At the same gun show I also bought 2 18 round mags. Both the 10 and 18 rounds are the same size, but the guy told me the 10 rounds were probably designed that way for other state restrictions...anyways, my problem..

When I first started loading my magazines, the 10 round magazines were EXTREMELY hard to load. I felt like I almost broke my thumb when loading them. The 18's on the other hand, which were unused, loaded very easily. 

I have kept all my magazines loaded for a couple weeks, shot them all about one or twice. Anyways, today when cycle testing my gun, I got bad problems with the 10 round mags. It's as if almost every single bullet was getting stuck on the metal in the magazine, as if the spring was weak or something. I got failure to feed on every single round in the 10 round magazines. The last time I shot them about 2 weeks ago, I had no problems though. 



Why could this be? If my 10 round mags are jamming on every round, I might as well throw them out. I have kept my 18 round mags loaded and have had no such problems with them. 

My friend is a machinist and insist that springs will not be worn out by sitting idly in a gun, and even so manufacturers design the springs to be stronger than they need to be. He explained that loaded mags sitting wont cause the spring to weaken because there is no movement, and that only compression and decompression will weaken it. He basically said, how can you even think a spring can become weaker if there's no movement occurring with it, it would defy physics almost?

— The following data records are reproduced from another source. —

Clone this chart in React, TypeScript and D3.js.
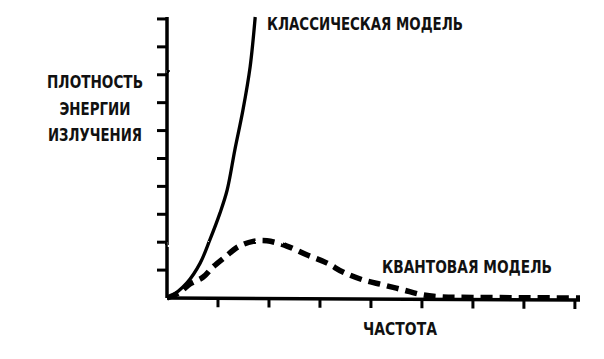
import React, { useMemo } from 'react'
import * as d3 from 'd3'

// values (frequency in tick units, density in tick units)
const classicalX = [0, 0.06, 0.39, 0.65, 0.84, 1.04, 1.18, 1.33, 1.49, 1.63, 1.73]
const classicalY = [0, 0.04, 0.54, 1.25, 2.08, 3.05, 3.87, 5.3, 6.74, 8.28, 10.07]

const quantumX = [0, 0.25, 0.45, 0.71, 0.9, 1.14, 1.39, 1.69, 1.96, 2.35, 2.75, 3.14, 3.45, 3.84, 4.24, 4.63, 5.02, 5.41, 6, 7, 8.1]
const quantumY = [0, 0.2, 0.5, 0.75, 1.11, 1.47, 1.83, 2.03, 2.05, 1.86, 1.54, 1.25, 0.93, 0.65, 0.47, 0.29, 0.11, 0.04, 0.02, 0.01, 0]

const xTicks = [1, 2, 3, 4, 5, 6, 7, 8]
const yTicks = [1, 2, 3, 4, 5, 6, 7, 8, 9, 10]

const yLabelLines = ['ПЛОТНОСТЬ', 'ЭНЕРГИИ', 'ИЗЛУЧЕНИЯ']
const xLabel = 'ЧАСТОТА'
const classicalLabel = 'КЛАССИЧЕСКАЯ МОДЕЛЬ'
const quantumLabel = 'КВАНТОВАЯ МОДЕЛЬ'

const width = 604
const height = 359
const font = '"DejaVu Sans", sans-serif'

export default function App() {
    const xScale = useMemo(() => d3.scaleLinear().domain([0, 8.1]).range([167, 580]), [])
    const yScale = useMemo(() => d3.scaleLinear().domain([0, 10.07]).range([298, 17]), [])

    const line = useMemo(() => (
        d3.line<[number, number]>()
            .x(d => xScale(d[0]))
            .y(d => yScale(d[1]))
            .curve(d3.curveCatmullRom)
    ), [xScale, yScale])

    const classical = line(classicalX.map((x, i) => [x, classicalY[i]]))
    const quantum = line(quantumX.map((x, i) => [x, quantumY[i]]))

    const x0 = xScale(0)
    const y0 = yScale(0)

    return (
        <svg width={width} height={height} style={{ position: 'absolute', left: 0, top: 0, background: '#fff' }}>
            <defs>
                <filter id="rough" x="-5%" y="-5%" width="110%" height="110%">
                    <feTurbulence type="fractalNoise" baseFrequency="0.08" numOctaves="2" seed="3" result="n" />
                    <feDisplacementMap in="SourceGraphic" in2="n" scale="1.6" />
                </filter>
            </defs>
            <g filter="url(#rough)" fill="none" stroke="#000">
                {/* axes */}
                <line x1={x0} y1={y0} x2={x0} y2={yScale(10.07)} strokeWidth={3.5} />
                <line x1={x0} y1={y0} x2={xScale(8.1)} y2={y0 + 2} strokeWidth={3.5} />
                {yTicks.map(t => (
                    <line key={t} x1={x0 - 10} x2={x0} y1={yScale(t)} y2={yScale(t)} strokeWidth={3} />
                ))}
                {xTicks.map(t => (
                    <line key={t} x1={xScale(t)} x2={xScale(t)} y1={y0 + 1 + t * 0.25} y2={y0 + 9 + t * 0.25} strokeWidth={3} />
                ))}
                <path d={classical ?? ''} strokeWidth={3.3} />
                <path d={quantum ?? ''} strokeWidth={5.5} strokeDasharray="12 7" />
            </g>
            <g fontFamily={font} fontWeight="bold" fill="#111" fontSize={17.5}>
                {yLabelLines.map((s, i) => (
                    <text key={s} x={95} y={88 + i * 26.5} textAnchor="middle"
                        textLength={[96, 71, 94][i]} lengthAdjust="spacingAndGlyphs">{s}</text>
                ))}
                <text x={267} y={30} textLength={196} lengthAdjust="spacingAndGlyphs">{classicalLabel}</text>
                <text x={382} y={273} textLength={170} lengthAdjust="spacingAndGlyphs">{quantumLabel}</text>
                <text x={363} y={335} textLength={74} lengthAdjust="spacingAndGlyphs">{xLabel}</text>
            </g>
        </svg>
    )
}
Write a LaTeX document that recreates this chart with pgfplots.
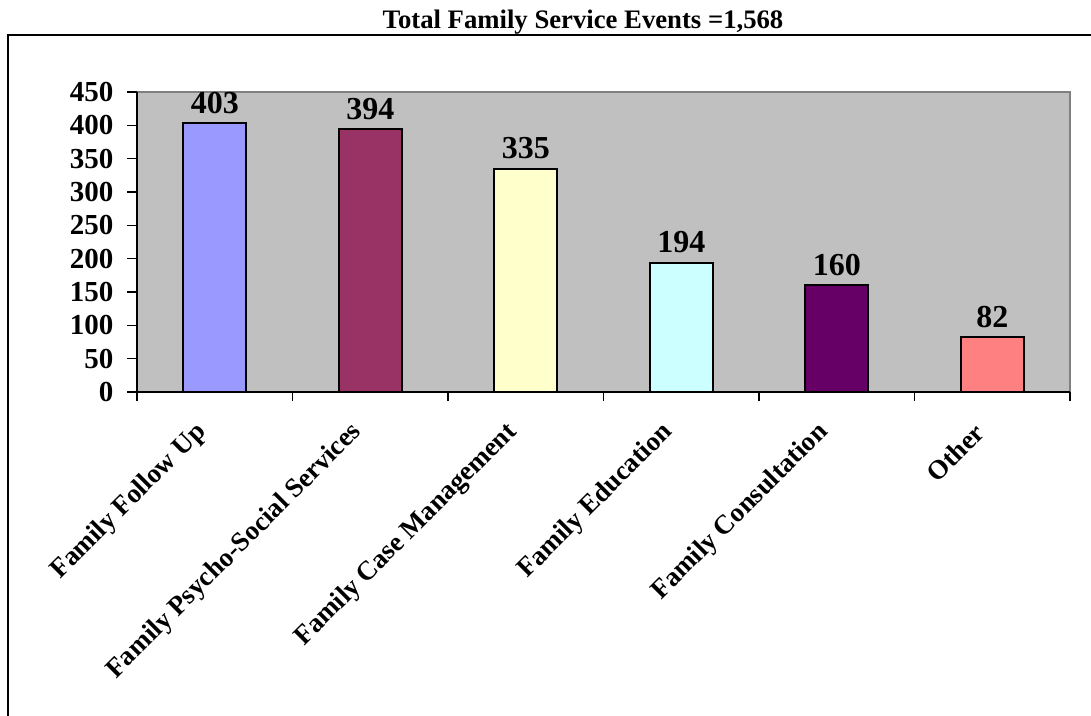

Another theory I had is that maybe the mags need to be oiled? Though I wouldn't know how to do this, or why they would wear out in such a short time


----------



## Xtensity (Dec 21, 2012)

Actually now that I look at them, I'm not even sure these are factory mags, they have no print on them at all. 

I recently ordered some 30 rd mags off the beretta website, and they say made in itally, and so do my 18 rounds....though still not sure why the no-brand mags are failing


----------



## chessail77 (Mar 15, 2011)

Have you tried to take them apart and clean and lubricate them


----------



## Xtensity (Dec 21, 2012)

Call me a noob but I've never heard of peoples taking apart magazines as part of a typical cleaning maintenance. 

I'm going to look into that.


----------



## berettabone (Jan 23, 2012)

Firstoff, and this is just me......I have never heard of 18 rd. mags for a 96fs, or any fs for that matter,,,,,,,,,Usually, New Beretta mags are extremely stiff and will loosen up a bit after use, but not alot..........who knows who the mfg. was for the 10 rd. mags, if they are not marked........keeping mags loaded does not affect the spring................If I had Beretta mags, and they were extremely easy to load, I would think that there was a problem.......to save your fingers, purchase a Maglula mag loader, best thing since white bread............Personally, I would be suspect of ALL the mags, and something just doesn't smell right......You can easily find Beretta mags online for the 96, new and used, and Mecgar makes mags also..........you can also look on line, and find video of how to dissassemble a mag, clean and lube, and put back together..it's not rocket science.....I have owned/ and currently own 6- 96's in my lifetime, and never had the issue that you are talking about....I use nothing but Beretta mags........If you used them 2 wks. ago, and had no problems, and now have problems, it's strange, to say the least, especially when the (18) work, with weaker springs.


----------



## TOF (Sep 7, 2006)

Are you using handloaded ammo?


----------



## paratrooper (Feb 1, 2012)

If the mags are not stamped _*Beretta*_ somewhere on them, then they are not factory mags.

Get rid of them, and keep your eyes open for factory mags.

One exception for non-factory mags. MEC-GAR makes excellent mags. That's cause they make them for Beretta, Sig, and HK.

So...stick to Beretta marked mags or MEC-GAR mags and you'll do fine.


----------



## 95chevy (Nov 3, 2012)

paratrooper said:


> If the mags are not stamped _*Beretta*_ somewhere on them, then they are not factory mags.
> 
> Get rid of them, and keep your eyes open for factory mags.
> 
> ...


+1. The beretta mags should have a little "pb" stamped on the bottom of the floor plate


----------